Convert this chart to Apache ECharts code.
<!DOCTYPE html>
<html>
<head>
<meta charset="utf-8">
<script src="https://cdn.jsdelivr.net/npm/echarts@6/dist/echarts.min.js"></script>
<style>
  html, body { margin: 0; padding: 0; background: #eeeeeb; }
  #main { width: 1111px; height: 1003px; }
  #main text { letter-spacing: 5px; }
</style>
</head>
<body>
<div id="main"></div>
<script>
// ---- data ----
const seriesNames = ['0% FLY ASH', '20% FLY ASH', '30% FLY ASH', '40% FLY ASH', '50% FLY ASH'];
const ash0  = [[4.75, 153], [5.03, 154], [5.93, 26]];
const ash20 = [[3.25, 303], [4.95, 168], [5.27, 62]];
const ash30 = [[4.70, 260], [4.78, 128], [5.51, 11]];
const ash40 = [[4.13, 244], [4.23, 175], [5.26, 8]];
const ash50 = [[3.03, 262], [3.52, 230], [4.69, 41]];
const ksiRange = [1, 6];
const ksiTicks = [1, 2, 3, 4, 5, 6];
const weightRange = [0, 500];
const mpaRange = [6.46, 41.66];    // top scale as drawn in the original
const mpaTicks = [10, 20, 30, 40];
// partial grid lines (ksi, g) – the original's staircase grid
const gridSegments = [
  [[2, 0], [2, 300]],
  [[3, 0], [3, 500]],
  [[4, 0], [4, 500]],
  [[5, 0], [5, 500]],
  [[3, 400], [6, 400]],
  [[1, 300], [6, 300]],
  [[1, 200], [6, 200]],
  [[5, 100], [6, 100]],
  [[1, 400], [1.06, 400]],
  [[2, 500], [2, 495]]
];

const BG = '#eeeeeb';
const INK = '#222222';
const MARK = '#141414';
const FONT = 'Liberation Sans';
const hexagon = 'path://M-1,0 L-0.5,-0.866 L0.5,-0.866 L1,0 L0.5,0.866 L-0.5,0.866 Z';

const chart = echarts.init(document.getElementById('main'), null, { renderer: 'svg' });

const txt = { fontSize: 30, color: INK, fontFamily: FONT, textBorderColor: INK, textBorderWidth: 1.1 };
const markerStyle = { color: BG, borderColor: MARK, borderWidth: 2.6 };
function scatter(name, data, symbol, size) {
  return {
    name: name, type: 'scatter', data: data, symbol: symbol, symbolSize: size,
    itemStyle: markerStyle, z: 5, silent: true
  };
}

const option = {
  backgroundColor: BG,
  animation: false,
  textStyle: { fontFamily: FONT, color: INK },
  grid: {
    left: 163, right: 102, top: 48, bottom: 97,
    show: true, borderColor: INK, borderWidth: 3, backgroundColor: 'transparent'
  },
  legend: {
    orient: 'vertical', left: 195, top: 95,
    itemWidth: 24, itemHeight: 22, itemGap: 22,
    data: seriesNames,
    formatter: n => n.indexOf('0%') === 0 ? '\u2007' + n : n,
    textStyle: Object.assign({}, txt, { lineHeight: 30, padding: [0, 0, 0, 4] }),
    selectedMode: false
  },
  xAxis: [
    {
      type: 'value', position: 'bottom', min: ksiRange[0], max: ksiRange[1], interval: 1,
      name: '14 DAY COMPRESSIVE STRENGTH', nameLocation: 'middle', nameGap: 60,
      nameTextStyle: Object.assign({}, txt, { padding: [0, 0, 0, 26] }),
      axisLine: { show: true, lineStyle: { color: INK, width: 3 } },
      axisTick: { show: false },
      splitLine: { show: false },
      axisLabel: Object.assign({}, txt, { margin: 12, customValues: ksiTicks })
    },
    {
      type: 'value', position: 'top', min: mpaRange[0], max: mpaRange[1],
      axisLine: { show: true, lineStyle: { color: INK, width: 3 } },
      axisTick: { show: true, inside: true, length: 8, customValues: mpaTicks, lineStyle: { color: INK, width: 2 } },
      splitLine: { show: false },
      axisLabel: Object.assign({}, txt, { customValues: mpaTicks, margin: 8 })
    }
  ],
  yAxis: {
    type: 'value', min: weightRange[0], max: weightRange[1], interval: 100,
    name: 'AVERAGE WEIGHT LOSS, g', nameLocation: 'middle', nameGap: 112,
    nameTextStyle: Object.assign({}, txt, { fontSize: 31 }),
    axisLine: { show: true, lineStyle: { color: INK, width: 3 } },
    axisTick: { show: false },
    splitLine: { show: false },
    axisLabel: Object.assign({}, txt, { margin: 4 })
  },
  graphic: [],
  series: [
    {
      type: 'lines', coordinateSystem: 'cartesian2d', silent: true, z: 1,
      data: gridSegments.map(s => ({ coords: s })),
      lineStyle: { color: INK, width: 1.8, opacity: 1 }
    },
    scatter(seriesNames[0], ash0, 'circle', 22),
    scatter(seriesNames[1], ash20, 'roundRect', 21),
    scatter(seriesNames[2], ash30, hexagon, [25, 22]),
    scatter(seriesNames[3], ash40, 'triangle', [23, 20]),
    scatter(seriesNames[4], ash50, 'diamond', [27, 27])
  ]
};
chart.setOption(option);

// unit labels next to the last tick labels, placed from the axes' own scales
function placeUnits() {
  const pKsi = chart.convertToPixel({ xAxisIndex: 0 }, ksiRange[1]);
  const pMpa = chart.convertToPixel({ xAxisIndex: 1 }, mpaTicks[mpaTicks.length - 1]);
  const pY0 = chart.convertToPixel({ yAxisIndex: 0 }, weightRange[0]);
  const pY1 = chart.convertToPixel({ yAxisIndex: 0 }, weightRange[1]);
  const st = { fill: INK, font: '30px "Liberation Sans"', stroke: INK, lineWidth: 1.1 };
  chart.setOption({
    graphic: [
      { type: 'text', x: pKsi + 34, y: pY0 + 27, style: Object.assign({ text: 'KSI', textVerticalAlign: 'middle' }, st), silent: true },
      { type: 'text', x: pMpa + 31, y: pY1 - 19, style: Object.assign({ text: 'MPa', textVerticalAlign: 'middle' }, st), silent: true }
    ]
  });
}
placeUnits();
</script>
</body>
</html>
+===+
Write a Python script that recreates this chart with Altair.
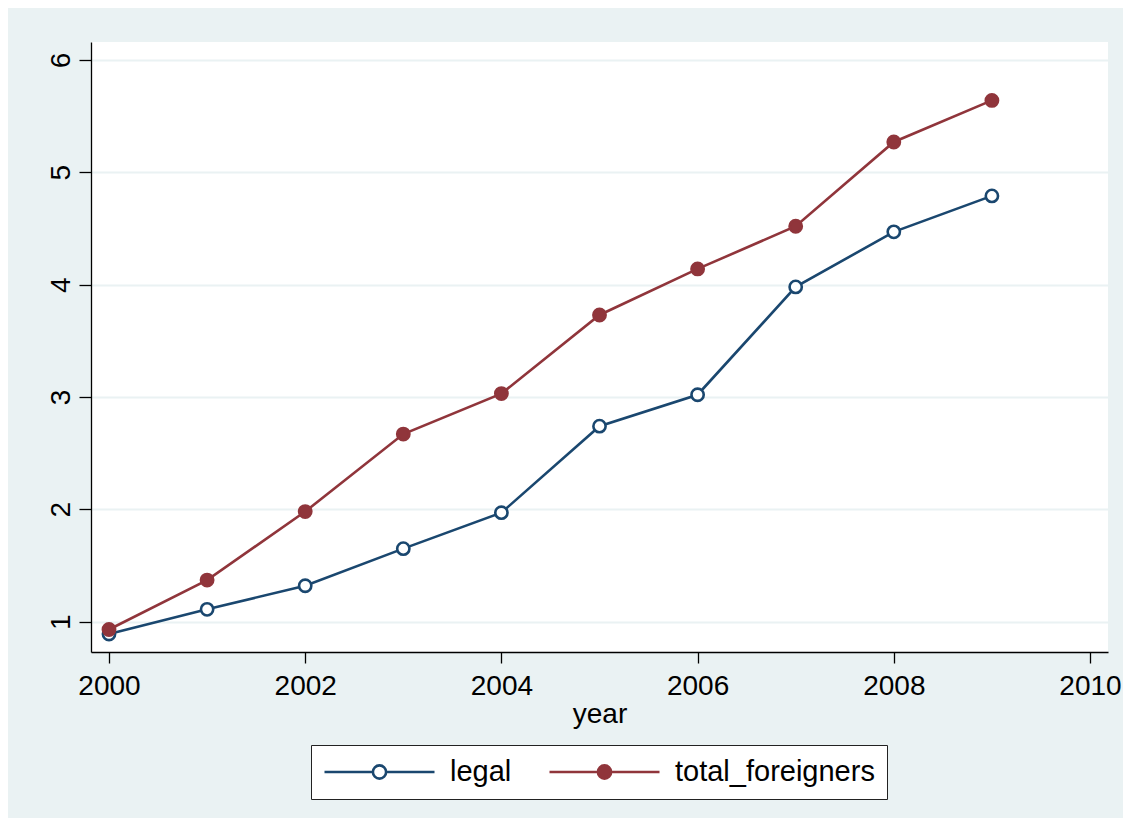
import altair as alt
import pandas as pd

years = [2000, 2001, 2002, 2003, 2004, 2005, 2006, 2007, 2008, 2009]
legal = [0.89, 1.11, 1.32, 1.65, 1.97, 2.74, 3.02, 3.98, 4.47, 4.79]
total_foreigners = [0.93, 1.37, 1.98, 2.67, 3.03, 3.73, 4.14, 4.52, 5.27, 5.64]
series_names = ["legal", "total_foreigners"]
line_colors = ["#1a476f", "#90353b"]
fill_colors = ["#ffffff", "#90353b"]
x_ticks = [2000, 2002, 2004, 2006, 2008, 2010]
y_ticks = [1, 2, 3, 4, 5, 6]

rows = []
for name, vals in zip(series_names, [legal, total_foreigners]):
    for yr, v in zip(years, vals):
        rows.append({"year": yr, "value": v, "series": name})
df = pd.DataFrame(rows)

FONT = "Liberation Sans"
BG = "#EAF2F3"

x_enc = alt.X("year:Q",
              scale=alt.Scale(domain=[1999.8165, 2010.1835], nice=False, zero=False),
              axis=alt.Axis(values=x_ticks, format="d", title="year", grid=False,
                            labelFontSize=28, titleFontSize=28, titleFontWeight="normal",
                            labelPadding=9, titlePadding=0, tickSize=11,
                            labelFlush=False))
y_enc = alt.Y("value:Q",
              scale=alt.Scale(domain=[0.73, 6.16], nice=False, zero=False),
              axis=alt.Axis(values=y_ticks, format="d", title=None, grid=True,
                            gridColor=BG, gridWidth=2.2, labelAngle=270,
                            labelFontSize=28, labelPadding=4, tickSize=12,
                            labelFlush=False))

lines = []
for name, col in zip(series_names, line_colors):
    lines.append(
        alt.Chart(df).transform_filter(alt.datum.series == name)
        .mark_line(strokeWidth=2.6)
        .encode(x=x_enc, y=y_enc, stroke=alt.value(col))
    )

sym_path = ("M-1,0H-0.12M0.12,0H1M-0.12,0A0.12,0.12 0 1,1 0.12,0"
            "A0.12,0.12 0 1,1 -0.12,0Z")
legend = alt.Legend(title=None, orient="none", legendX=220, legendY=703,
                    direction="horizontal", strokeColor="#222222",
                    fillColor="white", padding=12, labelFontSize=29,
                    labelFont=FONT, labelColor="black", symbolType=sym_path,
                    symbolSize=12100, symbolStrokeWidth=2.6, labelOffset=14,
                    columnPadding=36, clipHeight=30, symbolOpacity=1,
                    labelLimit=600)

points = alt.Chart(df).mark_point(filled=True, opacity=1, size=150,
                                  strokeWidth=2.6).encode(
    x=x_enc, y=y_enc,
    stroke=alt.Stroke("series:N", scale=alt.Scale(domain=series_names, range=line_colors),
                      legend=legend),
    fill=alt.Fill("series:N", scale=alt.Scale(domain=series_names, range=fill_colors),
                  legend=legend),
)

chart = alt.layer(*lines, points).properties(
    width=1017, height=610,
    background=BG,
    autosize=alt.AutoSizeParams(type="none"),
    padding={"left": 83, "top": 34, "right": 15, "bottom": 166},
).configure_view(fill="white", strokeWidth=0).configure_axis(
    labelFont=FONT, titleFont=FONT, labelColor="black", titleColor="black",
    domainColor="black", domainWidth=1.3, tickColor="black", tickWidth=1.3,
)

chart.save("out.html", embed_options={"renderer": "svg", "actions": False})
+===+
:: What you will do ::
Leave out every line without the string "script" and copy the rest.

:: Result of this exercise ::
<script src="https://cdn.jsdelivr.net/npm/echarts@6/dist/echarts.min.js"></script>
<script>
</script>
Write a Python script that recreates this chart with Altair.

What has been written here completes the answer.